- [Task to complete]
Omit every picture and return the rest of the data unaltered.

(Plotting code records)
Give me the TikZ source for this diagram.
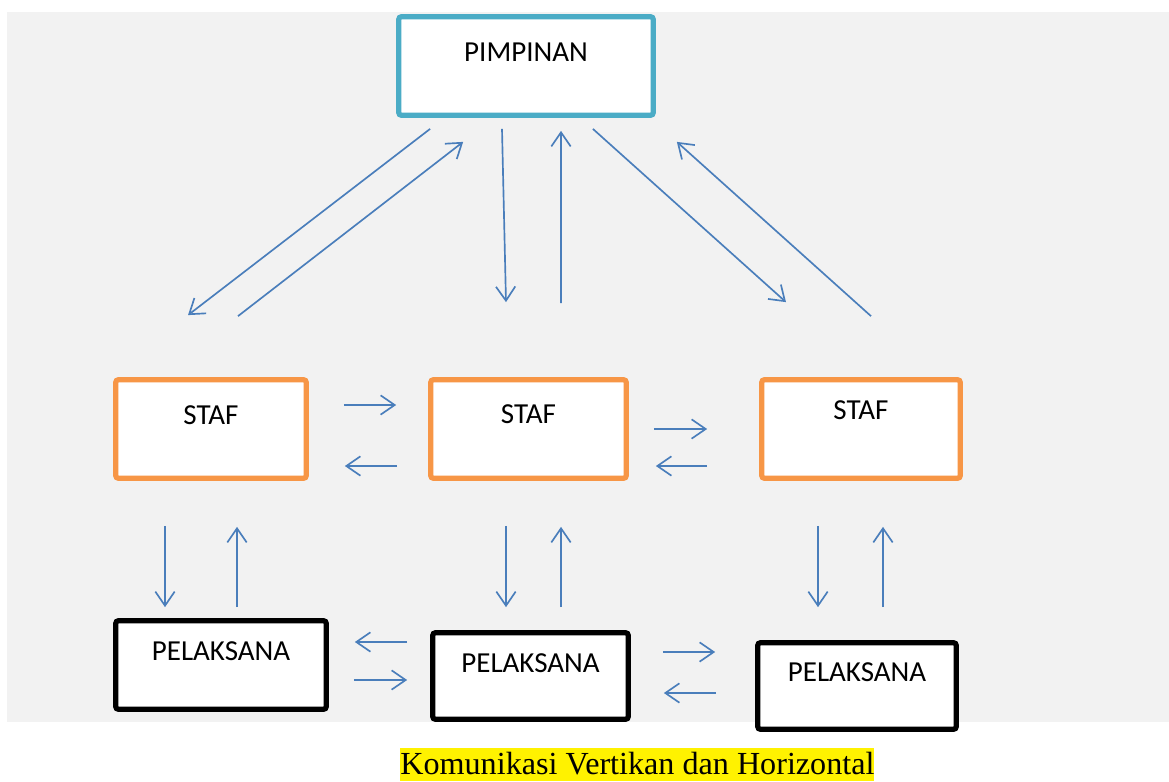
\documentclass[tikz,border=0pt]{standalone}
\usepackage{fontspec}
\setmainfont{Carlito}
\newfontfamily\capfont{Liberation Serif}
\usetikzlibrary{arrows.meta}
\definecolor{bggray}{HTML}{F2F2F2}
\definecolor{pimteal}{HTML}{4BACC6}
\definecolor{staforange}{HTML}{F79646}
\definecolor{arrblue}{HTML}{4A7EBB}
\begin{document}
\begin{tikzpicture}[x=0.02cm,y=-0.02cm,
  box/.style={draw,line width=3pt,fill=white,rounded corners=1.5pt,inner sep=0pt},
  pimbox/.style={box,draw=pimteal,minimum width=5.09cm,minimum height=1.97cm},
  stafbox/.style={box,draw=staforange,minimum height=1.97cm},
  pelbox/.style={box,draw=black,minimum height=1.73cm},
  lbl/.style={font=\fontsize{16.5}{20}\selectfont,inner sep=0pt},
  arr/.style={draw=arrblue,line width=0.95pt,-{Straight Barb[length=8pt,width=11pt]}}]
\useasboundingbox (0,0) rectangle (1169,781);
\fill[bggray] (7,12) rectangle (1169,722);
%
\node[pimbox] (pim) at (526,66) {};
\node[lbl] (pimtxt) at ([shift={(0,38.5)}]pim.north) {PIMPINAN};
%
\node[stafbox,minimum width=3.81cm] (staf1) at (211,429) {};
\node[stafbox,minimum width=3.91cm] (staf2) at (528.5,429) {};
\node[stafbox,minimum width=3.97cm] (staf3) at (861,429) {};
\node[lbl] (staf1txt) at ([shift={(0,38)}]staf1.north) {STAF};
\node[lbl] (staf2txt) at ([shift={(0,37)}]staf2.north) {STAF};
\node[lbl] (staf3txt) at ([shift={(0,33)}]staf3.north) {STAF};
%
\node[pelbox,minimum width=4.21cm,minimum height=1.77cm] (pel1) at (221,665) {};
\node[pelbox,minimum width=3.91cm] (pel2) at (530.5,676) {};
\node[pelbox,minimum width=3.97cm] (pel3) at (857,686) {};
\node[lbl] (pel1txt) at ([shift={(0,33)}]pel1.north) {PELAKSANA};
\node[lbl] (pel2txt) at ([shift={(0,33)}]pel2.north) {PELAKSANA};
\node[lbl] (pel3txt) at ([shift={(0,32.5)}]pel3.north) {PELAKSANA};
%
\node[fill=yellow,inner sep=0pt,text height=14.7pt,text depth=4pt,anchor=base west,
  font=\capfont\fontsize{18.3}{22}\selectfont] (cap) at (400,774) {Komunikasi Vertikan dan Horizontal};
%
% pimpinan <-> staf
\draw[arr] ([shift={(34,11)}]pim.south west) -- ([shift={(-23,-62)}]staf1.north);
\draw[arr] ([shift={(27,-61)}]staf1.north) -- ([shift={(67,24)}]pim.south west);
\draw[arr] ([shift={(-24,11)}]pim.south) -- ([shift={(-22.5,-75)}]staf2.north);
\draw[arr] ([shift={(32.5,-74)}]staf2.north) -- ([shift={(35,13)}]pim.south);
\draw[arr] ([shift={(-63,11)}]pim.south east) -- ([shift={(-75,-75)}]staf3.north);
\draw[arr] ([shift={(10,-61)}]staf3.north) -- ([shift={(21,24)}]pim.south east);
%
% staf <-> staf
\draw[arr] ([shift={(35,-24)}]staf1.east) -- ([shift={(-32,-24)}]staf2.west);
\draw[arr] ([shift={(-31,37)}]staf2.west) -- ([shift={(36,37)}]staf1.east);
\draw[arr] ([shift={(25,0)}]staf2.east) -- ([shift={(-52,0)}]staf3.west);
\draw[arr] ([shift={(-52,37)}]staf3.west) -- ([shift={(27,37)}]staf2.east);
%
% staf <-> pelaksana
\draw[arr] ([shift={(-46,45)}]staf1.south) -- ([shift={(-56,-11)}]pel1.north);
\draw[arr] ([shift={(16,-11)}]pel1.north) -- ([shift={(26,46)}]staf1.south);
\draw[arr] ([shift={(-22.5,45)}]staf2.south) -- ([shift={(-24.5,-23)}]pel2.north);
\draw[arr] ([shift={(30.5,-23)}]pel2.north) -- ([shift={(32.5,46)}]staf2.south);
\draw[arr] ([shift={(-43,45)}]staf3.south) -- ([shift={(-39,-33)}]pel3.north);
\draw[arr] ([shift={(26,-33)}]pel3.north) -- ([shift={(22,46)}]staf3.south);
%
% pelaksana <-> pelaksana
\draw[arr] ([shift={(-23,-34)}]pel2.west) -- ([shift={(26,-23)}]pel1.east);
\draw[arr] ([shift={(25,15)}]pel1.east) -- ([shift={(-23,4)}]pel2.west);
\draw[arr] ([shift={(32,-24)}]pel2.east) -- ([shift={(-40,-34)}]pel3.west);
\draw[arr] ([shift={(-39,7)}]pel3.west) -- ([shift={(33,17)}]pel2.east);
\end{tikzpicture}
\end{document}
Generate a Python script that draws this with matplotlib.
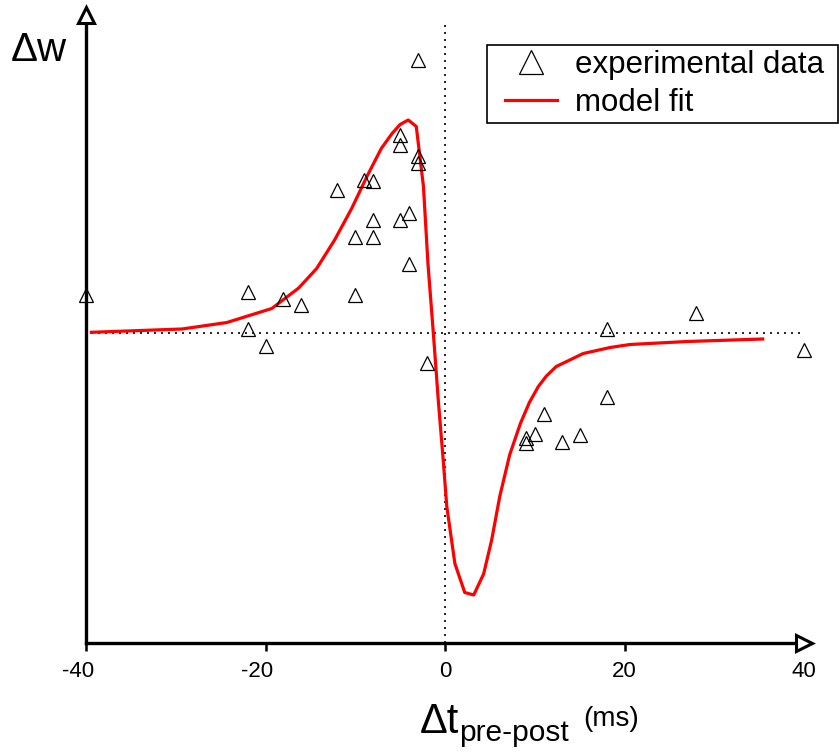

- [Task output]
Give me the TikZ source for this diagram.
\documentclass[tikz,border=0pt]{standalone}
\usepackage{fontspec}
\setmainfont{Carlito}
\newfontfamily\capfont{Liberation Serif}
\usetikzlibrary{arrows.meta}
\definecolor{bggray}{HTML}{F2F2F2}
\definecolor{pimteal}{HTML}{4BACC6}
\definecolor{staforange}{HTML}{F79646}
\definecolor{arrblue}{HTML}{4A7EBB}
\begin{document}
\begin{tikzpicture}[x=0.02cm,y=-0.02cm,
  box/.style={draw,line width=3pt,fill=white,rounded corners=1.5pt,inner sep=0pt},
  pimbox/.style={box,draw=pimteal,minimum width=5.09cm,minimum height=1.97cm},
  stafbox/.style={box,draw=staforange,minimum height=1.97cm},
  pelbox/.style={box,draw=black,minimum height=1.73cm},
  lbl/.style={font=\fontsize{16.5}{20}\selectfont,inner sep=0pt},
  arr/.style={draw=arrblue,line width=0.95pt,-{Straight Barb[length=8pt,width=11pt]}}]
\useasboundingbox (0,0) rectangle (1169,781);
\fill[bggray] (7,12) rectangle (1169,722);
%
\node[pimbox] (pim) at (526,66) {};
\node[lbl] (pimtxt) at ([shift={(0,38.5)}]pim.north) {PIMPINAN};
%
\node[stafbox,minimum width=3.81cm] (staf1) at (211,429) {};
\node[stafbox,minimum width=3.91cm] (staf2) at (528.5,429) {};
\node[stafbox,minimum width=3.97cm] (staf3) at (861,429) {};
\node[lbl] (staf1txt) at ([shift={(0,38)}]staf1.north) {STAF};
\node[lbl] (staf2txt) at ([shift={(0,37)}]staf2.north) {STAF};
\node[lbl] (staf3txt) at ([shift={(0,33)}]staf3.north) {STAF};
%
\node[pelbox,minimum width=4.21cm,minimum height=1.77cm] (pel1) at (221,665) {};
\node[pelbox,minimum width=3.91cm] (pel2) at (530.5,676) {};
\node[pelbox,minimum width=3.97cm] (pel3) at (857,686) {};
\node[lbl] (pel1txt) at ([shift={(0,33)}]pel1.north) {PELAKSANA};
\node[lbl] (pel2txt) at ([shift={(0,33)}]pel2.north) {PELAKSANA};
\node[lbl] (pel3txt) at ([shift={(0,32.5)}]pel3.north) {PELAKSANA};
%
\node[fill=yellow,inner sep=0pt,text height=14.7pt,text depth=4pt,anchor=base west,
  font=\capfont\fontsize{18.3}{22}\selectfont] (cap) at (400,774) {Komunikasi Vertikan dan Horizontal};
%
% pimpinan <-> staf
\draw[arr] ([shift={(34,11)}]pim.south west) -- ([shift={(-23,-62)}]staf1.north);
\draw[arr] ([shift={(27,-61)}]staf1.north) -- ([shift={(67,24)}]pim.south west);
\draw[arr] ([shift={(-24,11)}]pim.south) -- ([shift={(-22.5,-75)}]staf2.north);
\draw[arr] ([shift={(32.5,-74)}]staf2.north) -- ([shift={(35,13)}]pim.south);
\draw[arr] ([shift={(-63,11)}]pim.south east) -- ([shift={(-75,-75)}]staf3.north);
\draw[arr] ([shift={(10,-61)}]staf3.north) -- ([shift={(21,24)}]pim.south east);
%
% staf <-> staf
\draw[arr] ([shift={(35,-24)}]staf1.east) -- ([shift={(-32,-24)}]staf2.west);
\draw[arr] ([shift={(-31,37)}]staf2.west) -- ([shift={(36,37)}]staf1.east);
\draw[arr] ([shift={(25,0)}]staf2.east) -- ([shift={(-52,0)}]staf3.west);
\draw[arr] ([shift={(-52,37)}]staf3.west) -- ([shift={(27,37)}]staf2.east);
%
% staf <-> pelaksana
\draw[arr] ([shift={(-46,45)}]staf1.south) -- ([shift={(-56,-11)}]pel1.north);
\draw[arr] ([shift={(16,-11)}]pel1.north) -- ([shift={(26,46)}]staf1.south);
\draw[arr] ([shift={(-22.5,45)}]staf2.south) -- ([shift={(-24.5,-23)}]pel2.north);
\draw[arr] ([shift={(30.5,-23)}]pel2.north) -- ([shift={(32.5,46)}]staf2.south);
\draw[arr] ([shift={(-43,45)}]staf3.south) -- ([shift={(-39,-33)}]pel3.north);
\draw[arr] ([shift={(26,-33)}]pel3.north) -- ([shift={(22,46)}]staf3.south);
%
% pelaksana <-> pelaksana
\draw[arr] ([shift={(-23,-34)}]pel2.west) -- ([shift={(26,-23)}]pel1.east);
\draw[arr] ([shift={(25,15)}]pel1.east) -- ([shift={(-23,4)}]pel2.west);
\draw[arr] ([shift={(32,-24)}]pel2.east) -- ([shift={(-40,-34)}]pel3.west);
\draw[arr] ([shift={(-39,7)}]pel3.west) -- ([shift={(33,17)}]pel2.east);
\end{tikzpicture}
\end{document}
Generate a Python script that draws this with matplotlib.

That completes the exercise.